San Antonio’s Haven for Hope is a well-known operation that tackles homelessness on various fronts. The organization is known for its efforts to provide services and training to individuals experiencing homelessness so they can find permanent housing, good-paying jobs, and stability.

The nonprofit’s “one-stop-shop” homeless services model, which has transformational social services offered on the same campus where transitional housing is maintained, has been credited with a 77% reduction in unsheltered homelessness in the city’s downtown area.

Polling conducted by The Dallas Express suggests that roughly three-fourths of Dallas voters think homelessness, vagrancy, and aggressive panhandling are “major” problems in Dallas. Respondents also appeared to support Haven for Hope’s homeless solutions model.

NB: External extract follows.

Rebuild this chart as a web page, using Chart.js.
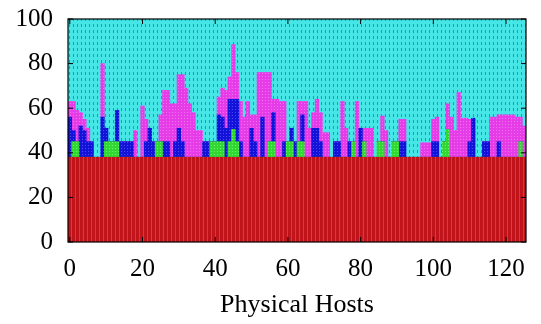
<!DOCTYPE html>
<html>
<head>
<meta charset="utf-8">
<script src="https://cdn.jsdelivr.net/npm/chart.js@4.4.1/dist/chart.umd.min.js"></script>
<style>
html,body{margin:0;padding:0;background:#fff;}
#c{display:block;}
</style>
</head>
<body>
<canvas id="c" width="541" height="324"></canvas>
<script>
// ---- data ----
const hosts = [0,1,2,3,4,5,6,7,8,9,10,11,12,13,14,15,16,17,18,19,20,21,22,23,24,25,26,27,28,29,30,31,32,33,34,35,36,37,38,39,40,41,42,43,44,45,46,47,48,49,50,51,52,53,54,55,56,57,58,59,60,61,62,63,64,65,66,67,68,69,70,71,72,73,74,75,76,77,78,79,80,81,82,83,84,85,86,87,88,89,90,91,92,93,94,95,96,97,98,99,100,101,102,103,104,105,106,107,108,109,110,111,112,113,114,115,116,117,118,119,120,121,122,123,124,125];
const xTickLabels = [0,20,40,60,80,100,120];
const yTickLabels = [0,20,40,60,80,100];

const red = [38,38,38,38,38,38,38,38,38,38,38,38,38,38,38,38,38,38,38,38,38,38,38,38,38,38,38,38,38,38,38,38,38,38,38,38,38,38,38,38,38,38,38,38,38,38,38,38,38,38,38,38,38,38,38,38,38,38,38,38,38,38,38,38,38,38,38,38,38,38,38,38,38,38,38,38,38,38,38,38,38,38,38,38,38,38,38,38,38,38,38,38,38,38,38,38,38,38,38,38,38,38,38,38,38,38,38,38,38,38,38,38,38,38,38,38,38,38,38,38,38,38,38,38,38,38];
const green = [
 0,7,7,0,0,0,0,0,0,0,  7,7,7,7,0,0,0,0,0,0,
 0,0,0,0,7,7,0,0,0,0,  0,0,0,0,0,0,0,0,0,7,
 7,7,7,0,7,12.5,7,0,0,0,  0,0,0,0,0,7,7,0,0,0,
 7,7,0,7,7,0,0,0,0,0,  0,0,0,0,0,0,0,0,7,0,
 0,7,0,0,0,7,7,0,0,7,  7,0,0,0,0,0,0,0,0,0,
 0,0,0,7,12.5,0,0,0,0,0,  0,0,0,0,0,0,0,0,0,0,
 0,0,0,0,7,0];
const blue = [
 18,5,0,14,12,7,7,0,0,18,  6,0,0,14,7,7,7,7,0,0,
 0,7,13,7,0,0,7,7,0,7,  13,7,0,0,0,0,0,7,7,0,
 0,12,11,13,19,13.5,19,7,0,0,  13,7,0,18,0,0,13,0,0,7,
 0,6,7,0,12,0,0,13,13,7,  0,0,0,7,7,0,0,7,0,0,
 13,0,0,0,0,0,0,0,0,0,  0,7,7,0,0,0,0,0,0,0,
 7,7,0,0,0,0,0,0,0,0,  7,17.5,0,0,7,7,0,0,7,0,
 0,0,0,0,0,0];
const magenta = [
 7,13,14,6,5,6,0,0,0,24,  0,0,0,0,0,0,0,0,12,0,
 23,10,0,0,0,12,23,23,24,17,  24,30,31,24,20,12,12,0,0,0,
 0,8,13,17,10,24.5,12,18,18,25,  6,12,38,20,38,31,6,26,25,18,
 0,0,0,18,6,25,13,7,13,13,  11,11,0,0,0,25,13,0,0,25,
 0,6,13,13,0,0,11.5,12,0,0,  0,10,10,0,0,0,0,6.5,6.5,6.5,
 10,11,0,0,11.5,18,12,29,17.5,17.5,  10,0,0,0,0,0,18,18,12,19,
 19,19,19,18,11,14];
const total = 100;

// ---- styles ----
function makePattern(bg, fg, w, h, draw) {
  const c = document.createElement('canvas');
  c.width = w; c.height = h;
  const g = c.getContext('2d');
  g.fillStyle = bg; g.fillRect(0, 0, w, h);
  g.fillStyle = fg; draw(g);
  return document.getElementById('c').getContext('2d').createPattern(c, 'repeat');
}
const cyanFill = makePattern('#46e6e6', '#1aa0aa', 4, 6, g => { g.fillRect(1, 0, 1, 3); });
const redFill = makePattern('#c0141a', '#d63a3a', 4, 4, g => { g.fillRect(3, 0, 1, 4); });
const magFill = makePattern('#e63ce8', '#f070f0', 3, 3, g => { g.fillRect(1, 1, 1, 1); });
const blueFill = makePattern('#1212d8', '#4a4af0', 3, 3, g => { g.fillRect(1, 1, 1, 1); });
const greenFill = makePattern('#32d832', '#70f070', 3, 3, g => { g.fillRect(1, 1, 1, 1); });

const cyan = hosts.map((_, i) => total - red[i] - green[i] - blue[i] - magenta[i]);

const serif = "'Liberation Serif', 'DejaVu Serif', serif";

const frame = {
  id: 'frame',
  afterDatasetsDraw(chart) {
    const {ctx, chartArea: a, scales} = chart;
    ctx.save();
    ctx.strokeStyle = '#000';
    ctx.lineWidth = 1.2;
    ctx.strokeRect(a.left, a.top, a.right - a.left, a.bottom - a.top);
    ctx.lineWidth = 1;
    const L = 5;
    yTickLabels.forEach(v => {
      const y = scales.y.getPixelForValue(v);
      ctx.beginPath();
      ctx.moveTo(a.left, y); ctx.lineTo(a.left + L, y);
      ctx.moveTo(a.right, y); ctx.lineTo(a.right - L, y);
      ctx.stroke();
    });
    xTickLabels.forEach(v => {
      const x = scales.x.getPixelForValue(hosts.indexOf(v));
      ctx.beginPath();
      ctx.moveTo(x, a.bottom); ctx.lineTo(x, a.bottom - L);
      ctx.moveTo(x, a.top); ctx.lineTo(x, a.top + L);
      ctx.stroke();
    });
    ctx.restore();
  }
};

new Chart(document.getElementById('c'), {
  type: 'bar',
  data: {
    labels: hosts,
    datasets: [
      {label: 'red', data: red, backgroundColor: redFill},
      {label: 'green', data: green, backgroundColor: greenFill},
      {label: 'blue', data: blue, backgroundColor: blueFill},
      {label: 'magenta', data: magenta, backgroundColor: magFill},
      {label: 'cyan', data: cyan, backgroundColor: cyanFill}
    ]
  },
  options: {
    responsive: false,
    animation: false,
    devicePixelRatio: 1,
    layout: {padding: {left: 0, right: 15, top: 19, bottom: 0}},
    datasets: {bar: {barPercentage: 1, categoryPercentage: 1, borderWidth: 0}},
    plugins: {legend: {display: false}, tooltip: {enabled: false}},
    scales: {
      x: {
        stacked: true,
        grid: {display: false, drawTicks: false},
        border: {display: false},
        ticks: {
          autoSkip: false, maxRotation: 0, minRotation: 0, padding: 12, color: '#000',
          font: {family: serif, size: 25},
          callback: function(v, i) { const h = hosts[i]; return xTickLabels.includes(h) ? String(h) : ''; }
        },
        title: {display: true, text: 'Physical Hosts', color: '#000', font: {family: serif, size: 26}, padding: {top: 0, bottom: 3}},
        afterFit(s) { s.height = 82; s.paddingLeft = 0; s.paddingRight = 0; }
      },
      y: {
        stacked: true, min: 0, max: 100,
        grid: {display: false, drawTicks: false},
        border: {display: false},
        ticks: {
          stepSize: 20, padding: 15, color: '#000',
          font: {family: serif, size: 25},
          callback: v => yTickLabels.includes(v) ? String(v) : ''
        },
        afterFit(s) { s.width = 68; s.paddingTop = 0; s.paddingBottom = 0; }
      }
    }
  },
  plugins: [frame]
});
</script>
</body>
</html>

Among the long-term housing solutions Haven for Hope offers is a program with landlords that sets rent based on income rather than market value. Residents must follow certain rules, but once in the program, there is no sunset. The arrangement makes it increasingly likely that people will find stability and future success.

“As long as they don’t get terminated from the program, which is they just follow their lease and family obligations through Opportunity Home, no criminal activity, they can’t add people to their unit without getting approval first, and then normal lease obligations,” said Ashley King, housing director of Haven for Hope, per KSAT.

King said that one year ago, it would take six months to get a family into housing. Since then, through strategic partnerships such as the one with Opportunity Home, the length of time has decreased to one to two months.

“We need more landlords with affordable units that are accessible to our clients and accessible to voucher holders. Landlords don’t have to take that voucher,” King said.

She noted that San Antonio needs more shelter space in addition to more landlords to help fill the need for stable housing. As housing prices have risen, wages have not caught up, purportedly leading to a rise in homelessness.

“We’ve been over capacity with families for over a year, which means we have families in our emergency services with is overflow basically. As a community, I think we need to look at what that shelter family capacity is going to look like over the coming years, considering the pattern that we’re seeing with the economy and our families, our population,” King said, according to KSAT.